Nitol Motors, Tata's sole distributor in Bangladesh, was due to launch the car at a fair on Saturday but high taxes meant the price tag for the least expensive no-frills Nano would be 599,000 taka ($7,900).
That compares to 141,000 rupees ($2,870) for a basic Nano model in India.
"A lot of people came to us for booking at the fair. At least 23 people confirmed their interest," said Abdul Matlub Ahmad, director of Nitol Motors.
"But we've deferred launch of Nano at the last moment as we're seeking a re-look at the price, which some say is too high."
Both the Nano and other small cars produced by foreign companies such as Maruti are significantly more expensive in Bangladesh as importers have to pay 132 percent tax on each car, he said.
"We anticipate the Nano will be very popular because it is extremely fuel efficient. You can drive more than 25 kilometres (15.5 miles) with a litre of gasoline," he added.
Fuel prices have risen sharply in Bangladesh over the past year due to rising global costs and the phasing out of government subsidies as Dhaka struggles to rein in its soaring imports bill.
The Tata Nano, billed by the company as the "people's car", generated worldwide interest when it rolled off the assembly line in 2008, and the company is already marketing it in Sri Lanka.

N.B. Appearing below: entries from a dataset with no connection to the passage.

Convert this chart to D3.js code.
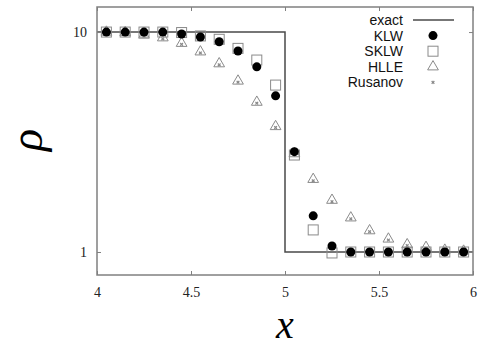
<!DOCTYPE html>
<html><head><meta charset="utf-8">
<script src="https://cdn.jsdelivr.net/npm/d3@7/dist/d3.min.js"></script>
<style>body{margin:0;background:#fff}svg{display:block}</style>
</head><body>
<script>
const xs = [4.05,4.15,4.25,4.35,4.45,4.55,4.65,4.75,4.85,4.95,5.05,5.15,5.25,5.35,5.45,5.55,5.65,5.75,5.85,5.95];
const klw  = [10,10,10,10,9.8,9.5,9.03,8.2,6.95,5.13,2.86,1.46,1.065,1,1,1,1,1,1,1];
const sklw = [10,10,10,10,9.95,9.6,9.27,8.43,7.46,5.74,2.76,1.26,0.99,1,1,1,1,1,1,1];
const hlle = [10,9.95,9.69,9.42,8.89,8.13,7.18,5.99,4.8,3.72,2.8,2.14,1.72,1.43,1.25,1.146,1.08,1.05,1.02,1.01];
const rusanov = [10,9.95,9.68,9.41,8.88,8.12,7.17,5.98,4.8,3.72,2.8,2.13,1.71,1.43,1.25,1.145,1.08,1.05,1.02,1.01];
const exactX = [4,5,5,6];
const exactY = [10,10,1,1];
const xTicks = [4,4.5,5,5.5,6];
const yTicks = [1,10];
const legendNames = ["exact","KLW","SKLW","HLLE","Rusanov"];

const W=481,H=349;
const svg=d3.select("body").append("svg").attr("width",W).attr("height",H);
const x=d3.scaleLinear().domain([4,6]).range([97,473]);
const y=d3.scaleLog().domain([0.786,13.0]).range([275,7]);
const frameCol="#808080";

// exact line
svg.append("path").datum(exactX.map((v,i)=>[v,exactY[i]]))
  .attr("d",d3.line().x(d=>x(d[0])).y(d=>y(d[1])))
  .attr("fill","none").attr("stroke","#4a4a4a").attr("stroke-width",1.5);

// axes with inner ticks
const fmt=d=>String(d);
const gb=svg.append("g").attr("transform",`translate(0,${y.range()[0]})`)
  .call(d3.axisBottom(x).tickValues(xTicks).tickSizeInner(-4).tickSizeOuter(0).tickPadding(12).tickFormat(fmt));
const gl=svg.append("g").attr("transform",`translate(${x.range()[0]},0)`)
  .call(d3.axisLeft(y).tickValues(yTicks).tickSizeInner(-4).tickSizeOuter(0).tickPadding(10).tickFormat(fmt));
const gr=svg.append("g").attr("transform",`translate(${x.range()[1]},0)`)
  .call(d3.axisRight(y).tickValues(yTicks).tickSizeInner(-4).tickSizeOuter(0).tickFormat(""));
const gt=svg.append("g").attr("transform",`translate(0,${y.range()[1]})`)
  .call(d3.axisTop(x).tickValues(xTicks).tickSizeInner(-4).tickSizeOuter(0).tickFormat(""));
[gb,gl,gr,gt].forEach(g=>{
  g.select(".domain").remove();
  g.selectAll("line").attr("stroke",frameCol).attr("stroke-width",1);
  g.selectAll("text").attr("font-family","Liberation Serif, serif").attr("font-size",14).attr("fill","#222");
});
// frame
svg.append("rect").attr("x",x.range()[0]).attr("y",y.range()[1])
  .attr("width",x.range()[1]-x.range()[0]).attr("height",y.range()[0]-y.range()[1])
  .attr("fill","none").attr("stroke",frameCol).attr("stroke-width",1.5);

const markCol="#8a8a8a";
const tri=d3.symbol().type(d3.symbolTriangle).size(50);
// HLLE triangles
svg.append("g").selectAll("path").data(xs.map((v,i)=>[v,hlle[i]])).join("path")
  .attr("d",tri).attr("transform",d=>`translate(${x(d[0])},${y(d[1])})`)
  .attr("fill","none").attr("stroke",markCol).attr("stroke-width",1);
// Rusanov crosses
svg.append("g").selectAll("path").data(xs.map((v,i)=>[v,rusanov[i]])).join("path")
  .attr("d",d3.symbol().type(d3.symbolCross).size(8)).attr("transform",d=>`translate(${x(d[0])},${y(d[1])+1}) rotate(45)`)
  .attr("fill",markCol);
// SKLW squares
svg.append("g").selectAll("rect").data(xs.map((v,i)=>[v,sklw[i]])).join("rect")
  .attr("x",d=>x(d[0])-5).attr("y",d=>y(d[1])-5).attr("width",10).attr("height",10)
  .attr("fill","none").attr("stroke",markCol).attr("stroke-width",1);
// KLW circles
svg.append("g").selectAll("circle").data(xs.map((v,i)=>[v,klw[i]])).join("circle")
  .attr("cx",d=>x(d[0])).attr("cy",d=>y(d[1])).attr("r",4.5).attr("fill","#000");

// legend
const lg=svg.append("g");
legendNames.forEach((n,i)=>{
  const yy=20+i*15.6;
  lg.append("text").attr("x",403).attr("y",yy).attr("dy","0.35em").attr("text-anchor","end")
    .attr("font-family","Liberation Sans, Arial, sans-serif").attr("font-size",14).attr("fill","#111").text(n);
  const cx=433;
  if(i===0) lg.append("line").attr("x1",413).attr("x2",454).attr("y1",yy).attr("y2",yy).attr("stroke","#4a4a4a").attr("stroke-width",1.5);
  if(i===1) lg.append("circle").attr("cx",cx).attr("cy",yy).attr("r",4.5).attr("fill","#000");
  if(i===2) lg.append("rect").attr("x",cx-5).attr("y",yy-5).attr("width",10).attr("height",10).attr("fill","none").attr("stroke",markCol);
  if(i===3) lg.append("path").attr("d",tri).attr("transform",`translate(${cx},${yy})`).attr("fill","none").attr("stroke",markCol);
  if(i===4) lg.append("path").attr("d",d3.symbol().type(d3.symbolCross).size(8)).attr("transform",`translate(${cx},${yy}) rotate(45)`).attr("fill",markCol);
});

// axis titles
svg.append("text").attr("x",285).attr("y",338).attr("text-anchor","middle")
  .attr("font-family","Liberation Serif, serif").attr("font-style","italic").attr("font-size",40).attr("fill","#000").text("x");
svg.append("text").attr("transform","translate(42,140) rotate(-90)").attr("text-anchor","middle")
  .attr("font-family","Liberation Serif, serif").attr("font-style","italic").attr("font-size",46).attr("fill","#000").text("ρ");
</script>
</body></html>
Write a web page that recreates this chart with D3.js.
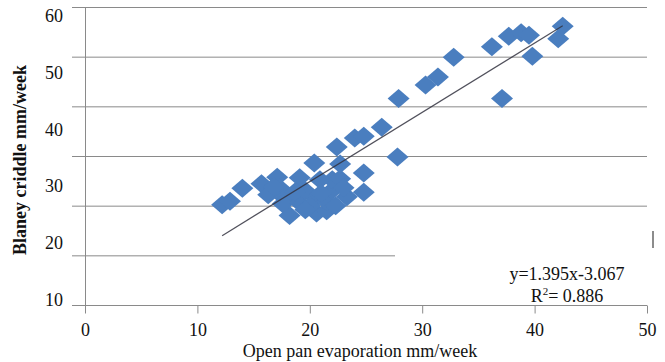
<!DOCTYPE html>
<html>
<head>
<meta charset="utf-8">
<script src="https://cdn.jsdelivr.net/npm/d3@7/dist/d3.min.js"></script>
<style>
  html, body { margin: 0; padding: 0; background: #fff; }
  svg { display: block; }
  text { font-family: "Liberation Serif", "Times New Roman", serif; fill: #111; }
</style>
</head>
<body>
<svg id="chart" width="665" height="362"></svg>
<script>
// ---- data ----
const evapX = [12.2, 12.9, 14.0, 15.7, 16.3, 17.1, 17.3, 17.8, 18.2, 17.6,
               19.1, 19.1, 19.6, 20.6, 20.6, 21.5, 21.5, 22.0, 22.0, 20.9,
               22.7, 20.4, 22.7, 22.4, 24.0, 24.8, 24.8, 24.8, 26.4, 27.8,
               27.9, 30.3, 31.4, 32.8, 36.2, 37.7, 38.8, 39.5, 37.1, 39.8,
               42.1, 42.5, 23.3, 18.7, 20.0, 21.0, 22.3, 16.8, 19.6, 23.0];
const blaneyY = [20.2, 20.9, 23.5, 24.4, 22.2, 25.7, 23.6, 21.5, 18.0, 20.4,
                 25.6, 20.6, 23.0, 21.6, 18.5, 19.0, 20.8, 23.1, 25.2, 25.2,
                 25.4, 28.6, 28.4, 31.8, 33.6, 34.0, 26.6, 22.7, 35.8, 29.8,
                 41.6, 44.3, 45.9, 49.9, 52.0, 54.1, 54.8, 54.3, 41.6, 50.1,
                 53.6, 56.1, 21.8, 22.8, 20.0, 22.5, 20.0, 23.8, 19.2, 23.6];
const gridValues = [0, 10, 20, 30, 40, 50, 60];
const yTickLabels = [60, 50, 40, 30, 20, 10];
const xTickValues = [0, 10, 20, 30, 40, 50];
const fitSlope = 1.395;
const fitIntercept = -3.067;
const fitR2 = "0.886";
const xTitle = "Open pan evaporation mm/week";
const yTitle = "Blaney criddle mm/week";

// ---- scales ----
const svg = d3.select("#chart");
const x = d3.scaleLinear().domain([0, 50]).range([85, 647]);
const y = d3.scaleLinear().domain([0, 60]).range([305, 7]);
const yLab = d3.scaleLinear().domain([10, 60]).range([300, 16]);

const gridColor = "#8a8a8a";

// gridlines
svg.append("g").selectAll("line").data(gridValues).join("line")
  .attr("x1", 72).attr("x2", 647)
  .attr("y1", d => y(d) + 0.5).attr("y2", d => y(d) + 0.5)
  .attr("stroke", gridColor).attr("stroke-width", 1);

// y axis vertical line
svg.append("line")
  .attr("x1", x(0) + 0.5).attr("x2", x(0) + 0.5)
  .attr("y1", y(60)).attr("y2", y(0) + 8)
  .attr("stroke", gridColor).attr("stroke-width", 1);

// x axis ticks + labels
const xAxis = d3.axisBottom(x).tickValues(xTickValues).tickSize(8).tickSizeOuter(0).tickPadding(10);
const gx = svg.append("g").attr("transform", `translate(0,${y(0) + 0.5})`).call(xAxis);
gx.select(".domain").remove();
gx.selectAll(".tick line").attr("stroke", gridColor);
gx.selectAll(".tick text")
  .attr("font-family", "'Liberation Serif','Times New Roman',serif")
  .attr("font-size", 18).attr("fill", "#111");

// white box covering lower-right region (equation area)
svg.append("rect")
  .attr("x", 395).attr("y", 212).attr("width", 258).attr("height", y(0) - 212 - 1)
  .attr("fill", "#fff");

// small stray border mark on the right
svg.append("line")
  .attr("x1", 653).attr("x2", 653).attr("y1", 231).attr("y2", 248)
  .attr("stroke", "#666").attr("stroke-width", 1.5);

// y tick labels
svg.append("g").selectAll("text").data(yTickLabels).join("text")
  .attr("x", 63).attr("y", d => yLab(d))
  .attr("text-anchor", "end").attr("dominant-baseline", "central")
  .attr("font-size", 18)
  .text(d => d);

// points (diamonds)
const xExt = d3.extent(evapX);
const pts = evapX.map((v, i) => ({ x: v, y: blaneyY[i] }));
svg.append("g").selectAll("path").data(pts).join("path")
  .attr("transform", d => `translate(${x(d.x)},${y(d.y)})`)
  .attr("d", "M0,-9.5L11,0L0,9.5L-11,0Z")
  .attr("fill", "#4a7ebf");

// trend line (drawn over points)
svg.append("line")
  .attr("x1", x(xExt[0])).attr("y1", y(fitSlope * xExt[0] + fitIntercept))
  .attr("x2", x(xExt[1])).attr("y2", y(fitSlope * xExt[1] + fitIntercept))
  .attr("stroke", "#333340").attr("stroke-width", 1.2).attr("opacity", 0.85);

// equation
svg.append("text")
  .attr("x", 567).attr("y", 280).attr("text-anchor", "middle").attr("font-size", 18)
  .text(`y=${fitSlope}x${fitIntercept}`);
const r2 = svg.append("text")
  .attr("x", 567).attr("y", 302).attr("text-anchor", "middle").attr("font-size", 18);
r2.append("tspan").text("R");
r2.append("tspan").attr("font-size", 11).attr("dy", -7).text("2");
r2.append("tspan").attr("dy", 7).text("= " + fitR2);

// axis titles
svg.append("text")
  .attr("x", 360).attr("y", 357).attr("text-anchor", "middle").attr("font-size", 18)
  .text(xTitle);
svg.append("text")
  .attr("transform", "translate(26,160) rotate(-90)")
  .attr("text-anchor", "middle").attr("font-size", 18).attr("font-weight", "bold")
  .text(yTitle);
</script>
</body>
</html>
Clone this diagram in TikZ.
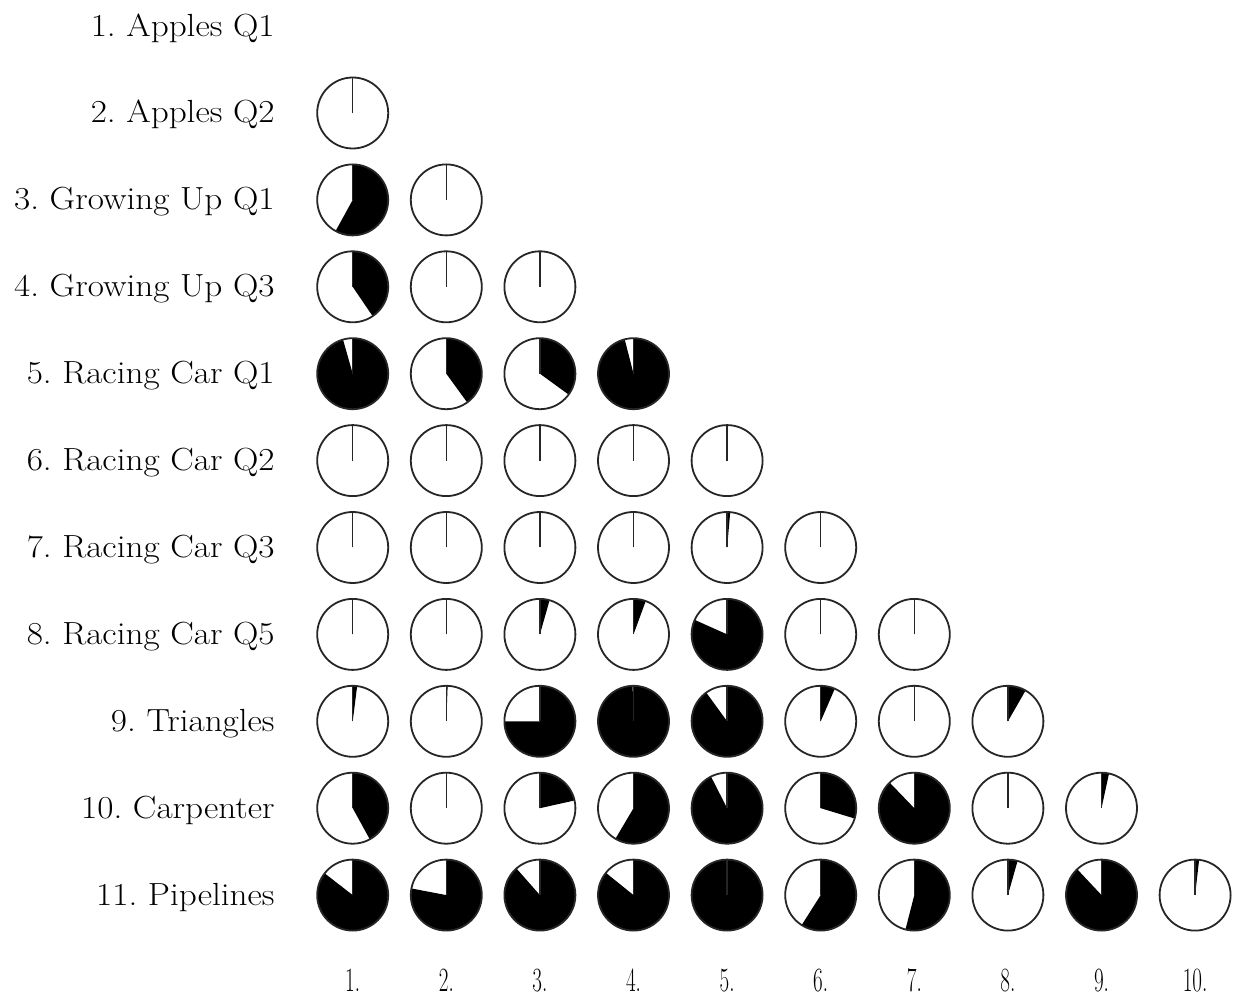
\documentclass[tikz,border=0pt]{standalone}
\usepackage{graphicx}
\begin{document}
\frenchspacing
\begin{tikzpicture}[x=0.5pt,y=0.5pt,
  pie/.style={circle, draw=black!85, line width=0.9pt, minimum size=35.5pt, inner sep=0pt},
  zeroline/.style={line width=0.75pt, draw=black!85},
  rowlab/.style={anchor=base east, inner sep=0pt, font=\fontsize{16}{19}\selectfont},
  collab/.style={anchor=base, inner sep=0pt, font=\fontsize{17}{20}\selectfont}]
\fill[white] (0,0) rectangle (1239,998);
\useasboundingbox (0,0) rectangle (1239,998);
% row labels
\foreach \r/\t in {1/{1. Apples Q1},2/{2. Apples Q2},3/{3. Growing Up Q1},4/{4. Growing Up Q3},
  5/{5. Racing Car Q1},6/{6. Racing Car Q2},7/{7. Racing Car Q3},8/{8. Racing Car Q5},
  9/{9. Triangles},10/{10. Carpenter},11/{11. Pipelines}}{
  \pgfmathsetmacro\yy{885-(\r-2)*86.9-10}
  \node[rowlab] (lab-\r) at (275,\yy) {\scalebox{1.1}[1]{\t}};
}
% column labels
\foreach \c in {1,...,10}{
  \pgfmathsetmacro\xx{352.7+(\c-1)*93.6}
  \node[collab] (col-\c) at (\xx,6.3) {\scalebox{0.62}[1]{\c.}};
}
% pies
\foreach \r/\vals in {2/{0},3/{0.58,0},4/{0.405,0,0.005},5/{0.956,0.40,0.35,0.96},
  6/{0,0,0,0,0},7/{0,0,0,0,0.014,0},8/{0,0,0.044,0.056,0.817,0,0},
  9/{0.02,0.006,0.75,0.996,0.90,0.065,0,0.083},
  10/{0.42,0,0.215,0.585,0.925,0.297,0.878,0,0.034},
  11/{0.855,0.78,0.885,0.858,0.998,0.59,0.54,0.044,0.88,0.018}}{
  \pgfmathsetmacro\yy{885-(\r-2)*86.9}
  \foreach \f [count=\c] in \vals {
    \pgfmathsetmacro\xx{352.7+(\c-1)*93.6}
    \pgfmathsetmacro\ea{90-360*\f}
    \coordinate (o-\r-\c) at (\xx,\yy);
    \fill[black] (o-\r-\c) -- ++(0,17.75pt) arc[start angle=90,end angle=\ea,radius=17.75pt] -- cycle;
    \draw[zeroline] (o-\r-\c) -- ++(0,17.75pt);
    \node[pie] (p-\r-\c) at (o-\r-\c) {};
  }
}
\end{tikzpicture}
\end{document}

When the Nano first appeared in showrooms, it was expected to create a vast new market segment in India, a nation of 1.2 billion people. But its sales have fallen far short of hopes.
Analysts attributed the Nano's poor sales performance in India to concerns over safety, lack of cheap financing and operational hiccups after production shifted to a new plant.
Last year, Tata was forced to offer free safety upgrades after around half a dozen of the cars caught fire.